Verschillende insectensoorten werken intensief samen om complexe taken uit te voeren. Denk maar aan de dansen waarmee honingbijen de locatie van bloemen aan elkaar communiceren, of termieten die heuvels bouwen van meters hoog. Die samenwerkingsvormen inspireerden ingenieurs aan Harvard University om robots te ontwerpen die vergelijkbaar gedrag vertonen als deze insecten.

De onderzoekers sloten een groepje mieren op in een afgerasterde ruimte, om te bestuderen hoe ze daar precies uit zouden ontsnappen. ‘Aanvankelijk bewogen de mieren willekeurig rond binnen de omheining. Maar ze communiceerden wel met elkaar via hun antennes’, aldus S. Gangha Prasath, de eerste auteur van de paper.

De mieren gebruiken hun antennes om feromonen waar te nemen die andere mieren afscheiden. Op plekken met veel mieren, en dus met veel feromonen, begonnen steeds meer mieren samen te troepen. Uiteindelijk hadden ze genoeg verzamelde kracht om zich op die plekken een weg uit de omheining te banen.

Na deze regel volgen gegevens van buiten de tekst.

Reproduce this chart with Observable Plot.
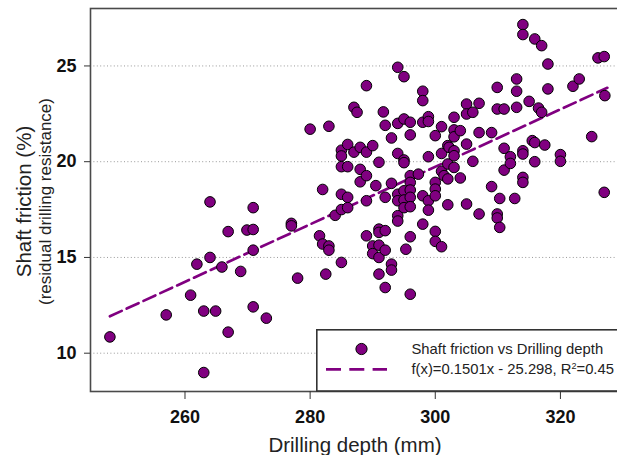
<!DOCTYPE html>
<html><head><meta charset="utf-8">
<script src="https://cdn.jsdelivr.net/npm/d3@7"></script>
<script src="https://cdn.jsdelivr.net/npm/@observablehq/plot@0.6"></script>
<style>
html,body{margin:0;padding:0;background:#fff;overflow:hidden;}
#wrap{position:relative;width:617px;height:455px;overflow:hidden;font-family:"Liberation Sans",Arial,sans-serif;}
#wrap svg.plot{max-width:none !important;}
#wrap svg.plot text{font-family:"Liberation Sans",Arial,sans-serif;}
#wrap svg.plot g[aria-label="x-axis tick label"],
#wrap svg.plot g[aria-label="y-axis tick label"]{font-size:18px;font-weight:bold;}
#legend{position:absolute;left:316px;top:329px;}
</style></head><body><div id="wrap"></div>
<script>
const depth = [248.0,257.0,260.9,261.9,263.0,263.0,264.0,264.0,264.9,265.9,266.9,266.9,268.9,269.9,270.9,270.9,270.9,270.9,273.0,277.0,277.0,278.0,280.0,282.0,281.5,282.0,282.5,283.0,283.0,283.0,284.0,285.0,285.0,285.0,285.0,285.0,285.0,286.0,286.0,286.0,286.0,287.0,287.5,287.0,288.0,288.0,288.0,289.0,289.0,289.0,289.0,289.0,290.0,290.0,290.0,290.5,291.0,291.0,291.0,291.0,291.0,291.0,291.7,292.0,292.0,292.0,292.0,292.0,293.0,293.0,293.0,293.0,294.0,294.0,294.0,294.0,294.0,294.0,294.0,295.0,295.0,295.0,295.0,295.0,295.0,295.0,295.3,296.0,296.0,296.0,296.0,296.0,296.0,296.0,296.0,296.0,297.3,298.0,298.0,298.0,298.0,298.0,298.9,298.9,298.9,298.9,298.9,300.0,300.0,300.0,300.0,300.0,300.0,301.0,301.0,301.0,301.0,301.4,302.0,302.0,302.0,302.0,302.2,303.0,303.0,303.0,303.0,303.0,303.0,304.0,304.0,305.0,305.0,305.0,305.0,306.0,306.0,307.0,307.0,307.0,309.0,309.0,309.9,309.9,309.9,309.9,310.3,310.3,311.0,311.0,311.0,312.0,312.0,312.7,313.0,313.0,313.0,314.0,314.0,314.0,314.0,314.0,314.0,315.0,315.5,315.9,315.9,315.9,316.5,317.0,317.0,317.5,318.0,318.0,320.0,320.0,322.0,323.0,325.0,326.0,327.0,327.1,327.0];
const friction = [10.85,12.0,13.03,14.65,12.2,8.99,17.9,15.0,12.2,14.5,16.35,11.1,14.27,16.43,17.6,16.46,15.38,12.42,11.83,16.78,16.65,13.92,21.7,18.55,16.13,15.7,14.13,15.6,15.38,21.85,17.2,20.6,20.3,19.74,18.3,17.5,14.74,20.9,19.74,18.14,17.6,22.84,22.58,20.5,20.75,19.6,18.95,23.97,20.5,19.27,17.96,16.13,20.84,15.6,15.2,18.75,19.97,16.48,16.31,15.64,15.0,14.13,22.6,21.9,18.14,16.4,15.38,13.43,21.24,18.87,14.65,14.34,24.93,22.0,20.43,18.3,17.96,17.18,16.9,24.44,22.23,20.09,19.95,18.48,18.0,17.6,15.43,22.06,21.4,19.27,18.92,18.52,18.14,17.65,16.08,13.08,19.35,23.68,23.19,22.06,18.22,16.74,22.35,22.1,20.26,17.96,17.47,21.36,18.92,18.57,18.22,16.36,15.84,21.83,20.43,19.5,15.56,19.27,20.84,19.88,19.1,17.75,20.75,22.32,21.66,21.3,20.57,20.31,19.7,21.62,19.15,23.01,22.49,20.92,17.79,22.58,20.02,23.05,21.52,17.27,21.52,18.7,23.88,22.75,17.27,17.06,16.57,18.08,22.75,20.7,19.56,20.26,19.91,18.08,24.32,23.68,22.84,27.16,26.64,20.57,20.4,19.18,18.92,23.15,21.1,26.41,21.0,20.0,22.8,22.58,26.06,20.87,25.1,23.8,20.37,20.02,23.94,24.32,21.31,25.42,25.49,23.45,18.4];
const xTicks = [260, 280, 300, 320];
const yTicks = [10, 15, 20, 25];
const fitCoef = [0.1501, -25.298]; // slope, intercept
const fitRange = [248, 327.5];

const points = depth.map((d, i) => ({depth: d, friction: friction[i]}));
const fit = fitRange.map(d => ({depth: d, friction: fitCoef[0] * d + fitCoef[1]}));

const purple = "#800080";
const font = "Liberation Sans, Arial, sans-serif";

const chart = Plot.plot({
  width: 630,
  height: 455,
  marginLeft: 90,
  marginRight: 5,
  marginTop: 8,
  marginBottom: 64,
  style: {fontFamily: font, background: "#fff", overflow: "visible", maxWidth: "none"},
  x: {domain: [244.9, 330.4]},
  y: {domain: [8, 28]},
  marks: [
    Plot.ruleY(yTicks, {stroke: "#999", strokeWidth: 1, strokeDasharray: "1,2.4"}),
    Plot.line(fit, {x: "depth", y: "friction", stroke: purple, strokeWidth: 2.7, strokeDasharray: "13,5.5"}),
    Plot.dot(points, {x: "depth", y: "friction", r: 5.3, fill: purple, stroke: "#000", strokeWidth: 1, fillOpacity: 1}),
    Plot.frame({stroke: "#4a4a4a", strokeWidth: 1.6}),
    Plot.axisX({ticks: xTicks, tickSize: 8, tickPadding: 11, fontSize: 18, fontWeight: "bold", fill: "#111", stroke: "#333", label: null}),
    Plot.axisY({ticks: yTicks, tickSize: 6, tickPadding: 8, fontSize: 18, fontWeight: "bold", fill: "#111", stroke: "#333", label: null}),
    Plot.text(["Drilling depth (mm)"], {frameAnchor: "bottom", dy: 54, dx: -3, fontSize: 20.5, fill: "#222", lineAnchor: "middle", textAnchor: "middle"}),
    Plot.text(["Shaft friction (%)"], {frameAnchor: "left", dx: -66, dy: 1.5, rotate: -90, fontSize: 20.5, fill: "#222", lineAnchor: "middle", textAnchor: "middle"}),
    Plot.text(["(residual drilling resistance)"], {frameAnchor: "left", dx: -45, dy: 1.5, rotate: -90, fontSize: 17, fill: "#222", lineAnchor: "middle", textAnchor: "middle"})
  ]
});
chart.classList.add("plot");
const wrap = document.getElementById("wrap");
wrap.appendChild(chart);

// legend
const ns = "http://www.w3.org/2000/svg";
const leg = document.createElementNS(ns, "svg");
leg.setAttribute("id", "legend");
leg.setAttribute("width", "320");
leg.setAttribute("height", "63");
leg.innerHTML = `
  <rect x="0.8" y="0.8" width="400" height="61.2" fill="#fff" stroke="#333" stroke-width="1.6"/>
  <circle cx="45.5" cy="20" r="5.6" fill="${purple}" stroke="#000" stroke-width="1"/>
  <line x1="10" x2="71" y1="40.3" y2="40.3" stroke="${purple}" stroke-width="2.7" stroke-dasharray="15,8.3"/>
  <text x="95.5" y="25" font-family="${font}" font-size="14.8" fill="#222">Shaft friction vs Drilling depth</text>
  <text x="95.5" y="45.3" font-family="${font}" font-size="14.8" fill="#222">f(x)=0.1501x - 25.298, R<tspan dy="-5.5" font-size="9">2</tspan><tspan dy="5.5">=0.45</tspan></text>
`;
wrap.appendChild(leg);
</script>
</body></html>
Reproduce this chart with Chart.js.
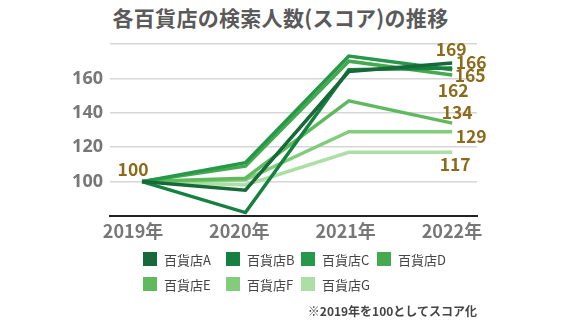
<!DOCTYPE html>
<html lang="ja">
<head>
<meta charset="utf-8">
<script src="https://cdn.jsdelivr.net/npm/chart.js@4"></script>
<style>
  html, body { margin: 0; padding: 0; background: #fff; }
  body { width: 567px; height: 321px; position: relative; overflow: hidden;
         font-family: "Noto Sans CJK JP", "Noto Sans", sans-serif; }
  #chart { position: absolute; left: 0; top: 0; }
  .title { position: absolute; left: -3px; top: 2px; width: 567px; text-align: center;
           font-size: 21px; font-weight: 700; color: #5a5a5a; letter-spacing: 0.3px; }
  .legend { position: absolute; left: 143px; top: 249px; width: 340px; }
  .legend-item { position: absolute; display: flex; align-items: center; height: 20px;
                 font-size: 13px; color: #444; }
  .legend-box { width: 14px; height: 14px; margin-right: 7px; }
  .note { position: absolute; right: 90px; top: 302px; font-size: 12px; font-weight: 700; color: #444; }
</style>
</head>
<body>
<div class="title">各百貨店の検索人数(スコア)の推移</div>
<canvas id="chart" width="567" height="321"></canvas>
<div class="legend" id="legend"></div>
<div class="note">※2019年を100としてスコア化</div>
<script>
const years = ['2019年', '2020年', '2021年', '2022年'];
const stores = ['百貨店A', '百貨店B', '百貨店C', '百貨店D', '百貨店E', '百貨店F', '百貨店G'];
const colors = ['#17693a', '#168040', '#27974a', '#45aa4f', '#5fba5f', '#82cc7c', '#acdfa3'];

const storeA = [100, 95, 164, 169];
const storeB = [100, 82, 165, 166];
const storeC = [100, 111, 173, 165];
const storeD = [100, 109, 170, 162];
const storeE = [100, 102, 147, 134];
const storeF = [100, 101, 129, 129];
const storeG = [100, 98, 117, 117];
const series = [storeA, storeB, storeC, storeD, storeE, storeF, storeG];

const yTicks = [100, 120, 140, 160];

// where each end label sits relative to its point
const endLabelOffsets = [[-1, -14], [19, -6], [18, 6], [1, 15], [5, -11], [19, 5], [3, 12]];

const font = '"Noto Sans CJK JP", "Noto Sans", sans-serif';

const valueLabels = {
  id: 'valueLabels',
  afterDatasetsDraw(chart) {
    const { ctx } = chart;
    ctx.save();
    ctx.font = `700 17.5px ${font}`;
    ctx.fillStyle = '#8b6a1a';
    ctx.textAlign = 'center';
    ctx.textBaseline = 'middle';
    chart.data.datasets.forEach((ds, i) => {
      const pts = chart.getDatasetMeta(i).data;
      const last = pts[pts.length - 1];
      const [dx, dy] = endLabelOffsets[i];
      ctx.fillText(String(ds.data[ds.data.length - 1].y), last.x + dx, last.y + dy);
    });
    const first = chart.getDatasetMeta(0).data[0];
    ctx.fillText(String(chart.data.datasets[0].data[0].y), first.x - 9, first.y - 12);
    ctx.restore();
  },
};

new Chart(document.getElementById('chart').getContext('2d'), {
  type: 'line',
  data: {
    datasets: series.map((vals, i) => ({
      label: stores[i],
      data: vals.map((v, j) => ({ x: j, y: v })),
      borderColor: colors[i],
      backgroundColor: colors[i],
      borderWidth: 3.5,
      pointRadius: 0,
      tension: 0,
    })),
  },
  options: {
    responsive: false,
    animation: false,
    layout: { padding: { top: 44, right: 90, left: 0, bottom: 0 } },
    plugins: { legend: { display: false }, title: { display: false }, tooltip: { enabled: false } },
    scales: {
      // positions the lines, not drawn
      x: { type: 'linear', display: false, min: -0.31, max: 3.24 },
      // year labels and the base line
      years: {
        type: 'linear',
        position: 'bottom',
        min: -0.217,
        max: 3.236,
        afterBuildTicks: (axis) => { axis.ticks = years.map((_, i) => ({ value: i })); },
        afterFit: (axis) => { axis.height = 105; },
        grid: { display: false, drawTicks: false },
        border: { color: '#222', width: 2 },
        ticks: {
          callback: (v) => years[v],
          color: '#777',
          padding: 4,
          maxRotation: 0,
          font: { family: font, size: 18, weight: '700' },
        },
      },
      y: {
        min: 80,
        max: 180,
        afterBuildTicks: (axis) => { axis.ticks = [80, ...yTicks, 180].map((v) => ({ value: v })); },
        afterFit: (axis) => { axis.width = 110; },
        border: { display: false },
        grid: {
          color: (c) => (c.tick && c.tick.value === 80 ? 'rgba(0,0,0,0)' : '#d6d6d6'),
          lineWidth: 1.5,
          drawTicks: false,
        },
        ticks: {
          callback: (v) => (yTicks.includes(v) ? v : ''),
          color: '#777',
          padding: 7,
          font: { family: '"Noto Sans", sans-serif', size: 18, weight: '700' },
        },
      },
    },
  },
  plugins: [valueLabels],
});

// two-row legend
const legendPos = [[0, 0], [83, 0], [158, 0], [234, 0], [0, 25], [83, 25], [158, 25]];
const legendEl = document.getElementById('legend');
stores.forEach((name, i) => {
  const item = document.createElement('div');
  item.className = 'legend-item';
  item.style.left = legendPos[i][0] + 'px';
  item.style.top = legendPos[i][1] + 'px';
  item.innerHTML = `<span class="legend-box" style="background:${colors[i]}"></span>${name}`;
  legendEl.appendChild(item);
});
</script>
</body>
</html>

De onderzoekers programmeerden vervolgens kleine robots om zich op dezelfde manier te gedragen als de mieren. De robots scheiden geen feromonen af, maar laten ‘fotormonen’ achter: velden licht, die andere robots aantrekken. Op die plekken tilden de robots obstakels op, waarna ze die weer achterlieten op plekken waar er minder ‘fotormonen’ waren. Op deze manier slaagden de robots erin om ook door de omheining te ontsnappen, zonder verdere tussenkomst van de mens.

Uiteindelijk willen de onderzoekers deze principes opschalen naar tientallen of honderden robots, die samen taken kunnen uitvoeren. ‘Met enkele eenvoudige gedragsregels blijken de robots in staat om samen complexe taken te voltooien’, besluit Prasath. ‘Vergelijkbare gedragsregels kunnen ook toegepast worden op bouwterreinen, bij reddingsacties of voor defensiedoeleinden.’